NYU School of Law Launches Institute for Study of Regulation


Housed within the NYU School of Law’s Center for Environmental and Land Use Law, ISR will be composed of law school faculty, a board of advisors of academic and public policy experts, and fellows. NYU School of Law Dean Richard Revesz will serve as ISR’s faculty director.

New York University School of Law has established the Institute for the Study of Regulation (ISR), a non-partisan advocacy organization and think tank dedicated to improving the quality of governmental decisionmaking in environmental, public health, and safety regulation. Housed within the School of Law’s Center for Environmental and Land Use Law, ISR will be composed of law school faculty, a board of advisors of academic and public policy experts, and fellows. NYU School of Law Dean Richard Revesz will serve as ISR’s faculty director.

ISR’s principal goal will be to implement the vision described in the new book Retaking Rationality: How Cost-Benefit Analysis Can Better Protect the Environment and Our Health by Revesz and Michael Livermore, who will be ISR’s executive director beginning in August. The book, published this month by Oxford University Press, advocates using properly conducted cost-benefit analysis as a tool to advance socially beneficial regulation.
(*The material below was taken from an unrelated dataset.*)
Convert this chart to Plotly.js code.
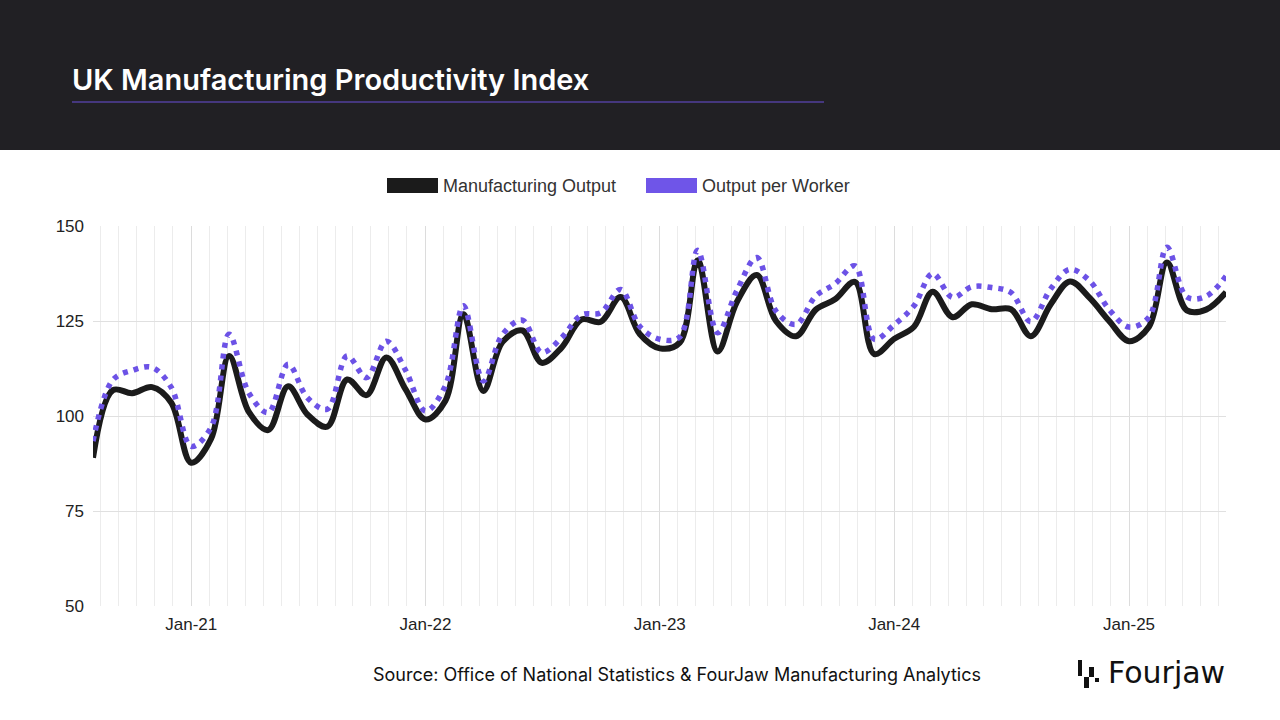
<!DOCTYPE html>
<html>
<head>
<meta charset="utf-8">
<script src="https://cdn.plot.ly/plotly-3.0.1.min.js"></script>
<style>
html,body{margin:0;padding:0;background:#fff;}
#chart{width:1280px;height:720px;}
</style>
</head>
<body>
<div id="chart"></div>
<script>
// ---- Data ----
const months = [
  '2020-08-01','2020-09-01','2020-10-01','2020-11-01','2020-12-01',
  '2021-01-01','2021-02-01','2021-03-01','2021-04-01','2021-05-01','2021-06-01',
  '2021-07-01','2021-08-01','2021-09-01','2021-10-01','2021-11-01','2021-12-01',
  '2022-01-01','2022-02-01','2022-03-01','2022-04-01','2022-05-01','2022-06-01',
  '2022-07-01','2022-08-01','2022-09-01','2022-10-01','2022-11-01','2022-12-01',
  '2023-01-01','2023-02-01','2023-03-01','2023-04-01','2023-05-01','2023-06-01',
  '2023-07-01','2023-08-01','2023-09-01','2023-10-01','2023-11-01','2023-12-01',
  '2024-01-01','2024-02-01','2024-03-01','2024-04-01','2024-05-01','2024-06-01',
  '2024-07-01','2024-08-01','2024-09-01','2024-10-01','2024-11-01','2024-12-01',
  '2025-01-01','2025-02-01','2025-03-01','2025-04-01','2025-05-01','2025-06-01'
];

const manufacturingOutput = [
  89.0, 106.8, 106.0, 107.6, 103.5,
  87.7, 94.0, 115.8, 101.0, 96.3, 107.8, 100.4, 97.2, 109.6, 105.5, 115.4, 107.0,
  99.1, 104.0, 126.8, 106.6, 119.5, 122.5, 114.0, 118.0, 125.4, 124.8, 131.3, 121.5,
  117.8, 119.3, 141.0, 117.0, 130.0, 137.1, 125.0, 121.0, 128.0, 130.7, 135.3, 116.3,
  120.3, 123.5, 132.7, 126.0, 129.4, 128.1, 128.1, 121.0, 129.4, 135.4, 131.0, 125.0,
  119.7, 123.5, 140.4, 127.8, 128.0, 132.6
];

const outputPerWorker = [
  93.4, 109.5, 112.0, 112.8, 107.5,
  92.0, 97.0, 121.5, 106.0, 100.9, 113.6, 104.8, 101.8, 115.8, 110.1, 119.7, 112.0,
  101.3, 108.0, 129.0, 109.2, 121.5, 125.2, 116.7, 120.6, 126.6, 127.2, 133.3, 123.5,
  120.2, 120.8, 143.6, 121.9, 133.0, 141.7, 127.6, 124.1, 131.6, 134.8, 139.5, 120.2,
  124.0, 129.0, 137.5, 131.2, 134.0, 133.8, 132.5, 124.8, 133.5, 138.6, 135.5, 128.0,
  123.4, 126.0, 144.4, 131.3, 131.5, 136.8
];

const yearTicks  = ['2021-01-01','2022-01-01','2023-01-01','2024-01-01','2025-01-01'];
const yearLabels = ['Jan-21','Jan-22','Jan-23','Jan-24','Jan-25'];
const yTicks = [50, 75, 100, 125, 150];
const seriesNames = ['Manufacturing Output', 'Output per Worker'];
const chartTitle = 'UK Manufacturing Productivity Index';
const sourceText = 'Source: Office of National Statistics & FourJaw Manufacturing Analytics';
const brandName = 'Fourjaw';

// ---- Styling / geometry ----
const COL_BLACK = '#1b1b1b';
const COL_PURPLE = '#6c52e6';
const L = 93, R = 1226, T = 226, B = 606;
const px = x => (x - L) / (R - L);
const py = y => (B - y) / (B - T);
const X_START = '2020-08-01', X_END = '2025-06-01';

// minor vertical gridlines: 13 evenly spaced lines per year, aligned to each Jan 1
const minorGrid = [];
(function () {
  const lo = Date.parse(X_START), hi = Date.parse(X_END);
  for (let yr = 2020; yr <= 2025; yr++) {
    const a = Date.UTC(yr, 0, 1), b = Date.UTC(yr + 1, 0, 1);
    for (let i = 1; i < 13; i++) {
      const t = a + (b - a) * i / 13;
      if (t > lo && t < hi) minorGrid.push(new Date(t).toISOString().slice(0, 10));
    }
  }
})();

const rect = (x0, y0, x1, y1, color) => ({
  type: 'rect', xref: 'paper', yref: 'paper',
  x0: px(x0), x1: px(x1), y0: py(y0), y1: py(y1),
  fillcolor: color, line: {width: 0}, layer: 'above'
});

const traces = [
  {
    x: months, y: manufacturingOutput, name: seriesNames[0],
    type: 'scatter', mode: 'lines',
    line: {color: COL_BLACK, width: 6, shape: 'spline', smoothing: 1},
    cliponaxis: false
  },
  {
    x: months, y: outputPerWorker, name: seriesNames[1],
    type: 'scatter', mode: 'lines',
    line: {color: COL_PURPLE, width: 5.5, shape: 'spline', smoothing: 1, dash: '5px,6px'},
    cliponaxis: false
  }
];

const tickFont = {family: '"Liberation Sans", Arial, sans-serif', size: 17, color: '#222'};

const layout = {
  width: 1280, height: 720,
  margin: {l: L, r: 1280 - R, t: T, b: 720 - B, pad: 0},
  paper_bgcolor: '#ffffff',
  plot_bgcolor: '#ffffff',
  showlegend: false,
  title: {
    text: chartTitle,
    xref: 'container', yref: 'container',
    x: 72 / 1280, xanchor: 'left',
    y: 1 - 80 / 720, yanchor: 'middle',
    font: {family: 'Inter, "Noto Sans", sans-serif', size: 29, color: '#ffffff', weight: 600}
  },
  xaxis: {
    type: 'date',
    range: [X_START, X_END],
    tickmode: 'array', tickvals: yearTicks, ticktext: yearLabels,
    showgrid: true, gridcolor: '#dcdcdc', gridwidth: 1,
    ticks: '', showline: false, zeroline: false,
    tickfont: tickFont, ticklabelstandoff: 6,
    minor: {tickmode: 'array', tickvals: minorGrid,
            showgrid: true, gridcolor: '#ececec', gridwidth: 1, ticks: ''},
    fixedrange: true
  },
  yaxis: {
    range: [50, 150],
    tickmode: 'array', tickvals: yTicks,
    showgrid: true, gridcolor: '#e0e0e0', gridwidth: 1,
    ticks: '', showline: false, zeroline: false,
    tickfont: tickFont, ticklabelstandoff: 8,
    fixedrange: true
  },
  shapes: [
    // dark header band
    {type: 'rect', xref: 'paper', yref: 'paper', x0: px(0), x1: px(1280), y0: py(150), y1: py(0),
     fillcolor: '#212024', line: {width: 0}, layer: 'below'},
    // purple underline under the title
    {type: 'line', xref: 'paper', yref: 'paper', x0: px(72), x1: px(824), y0: py(102), y1: py(102),
     line: {color: '#6a4fd8', width: 1.2}, layer: 'above'},
    // legend swatches
    rect(387, 178, 438, 193, COL_BLACK),
    rect(646, 178, 697, 193, '#6f55e8'),
    // logo glyph
    rect(1078, 660, 1082, 676, '#111111'),
    rect(1084, 677, 1089, 688, '#111111'),
    rect(1089, 667, 1094, 677, '#111111'),
    rect(1095, 678, 1099, 682, '#111111')
  ],
  annotations: [
    {xref: 'paper', yref: 'paper', x: px(441), y: py(186), xanchor: 'left', yanchor: 'middle',
     text: seriesNames[0], showarrow: false,
     font: {family: '"Liberation Sans", Arial, sans-serif', size: 18, color: '#333'}},
    {xref: 'paper', yref: 'paper', x: px(700), y: py(186), xanchor: 'left', yanchor: 'middle',
     text: seriesNames[1], showarrow: false,
     font: {family: '"Liberation Sans", Arial, sans-serif', size: 18, color: '#333'}},
    {xref: 'paper', yref: 'paper', x: px(677), y: py(674), xanchor: 'center', yanchor: 'middle',
     text: sourceText, showarrow: false,
     font: {family: 'Inter, "Noto Sans", sans-serif', size: 18, color: '#111'}},
    {xref: 'paper', yref: 'paper', x: px(1106), y: py(672), xanchor: 'left', yanchor: 'middle',
     text: brandName, showarrow: false,
     font: {family: '"DejaVu Sans", sans-serif', size: 30, color: '#111'}}
  ]
};

Plotly.newPlot('chart', traces, layout, {displayModeBar: false, staticPlot: true});
</script>
</body>
</html>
For the past 25 years, progressive groups such as environmentalists and labor unions have declined to participate in the government’s cost-benefit analyses of federal environmental regulations because cost-benefit analysis seemed to place a dollar value on human life and natural resources. By making that choice, they essentially ceded this ground to industry groups, which captured cost-benefit analysis and used it to further their anti-regulatory objectives. The resulting imbalance in political participation has been harmful to the environment and public health.

ISR will work with non-governmental organizations and state and federal regulators and will publish reports, policy briefs, and papers to demonstrate that economic analysis is necessary and that it needn’t conflict with - and can in fact support - a more compassionate approach to environmental and public health policy.

“Without cost-benefit analysis, we are essentially regulating in the dark, a bad idea when regulations can cost billions of dollars, and smart regulation can save lives,” Revesz said. “By fighting to mend, rather than end, cost-benefit analysis, environmentalists can retake the high ground and win the fight for strong regulation.”